Concerning collections, I have a ridiculous amount of Funkos, kawaii riffraff, tokidoki items, cats, sloths, unicorns, Star Wars, Deadpool, interesting lights, all the things really. I can’t even think of things to add to the list right, there are so many. My old office was overflowing. Every speck of wall was covered, every inch of desk was taken, I was buried in doodads. People had panic attacks just walking by. I remember at one point, I had my Littlest Pet Shop collection (only over a hundred at that time – don’t worry, it grew) all on my desk facing me. My friend commented that they were all staring at me, a tiny little scary army, ready to go to battle. Once I discover a new find or brand, I’m stuck in its quicksand. I can’t seem to stop the insatiable need to get more, more, more. Sorry, Marie Khondo, I’m just not your girl.
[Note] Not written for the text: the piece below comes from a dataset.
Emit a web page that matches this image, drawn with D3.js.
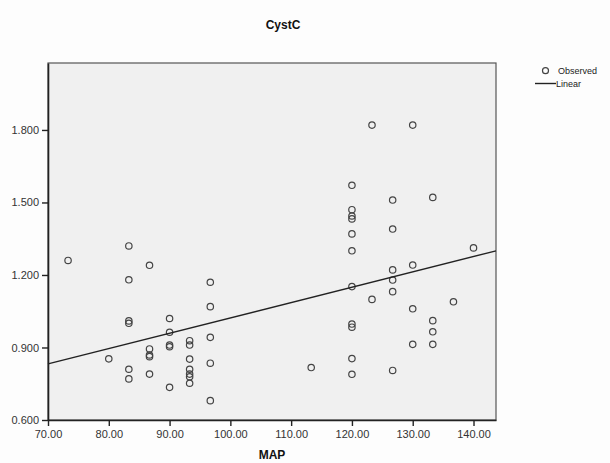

I have this with TV and movies, too. You want to know everything about the actor who said that rando one-liner in an episode of Law and Order: SVU? On it. I’ll do deep dives on anything that catches my interest. Three days later, I’ll still be telling my husband useless facts on obscure subjects. “Still on that, huh?” is a common phrase muttered in our house.
This extends outside of me, of course. And for this, I apologize. If, for instance, you like doughnuts, you are going to get YEARS of doughnut-related items to fill up all the spaces in your house. You will get coasters, pool floats, necklaces, erasers, cards, anything I can get my grabby hands on. You don’t want any more? Sorry! Can’t help it. My suggestion to you is to never, ever tell me about anything you like. It’s really on you if my OPD (obsessive personality disorder, obvs) extends into your life. You’ve been warned.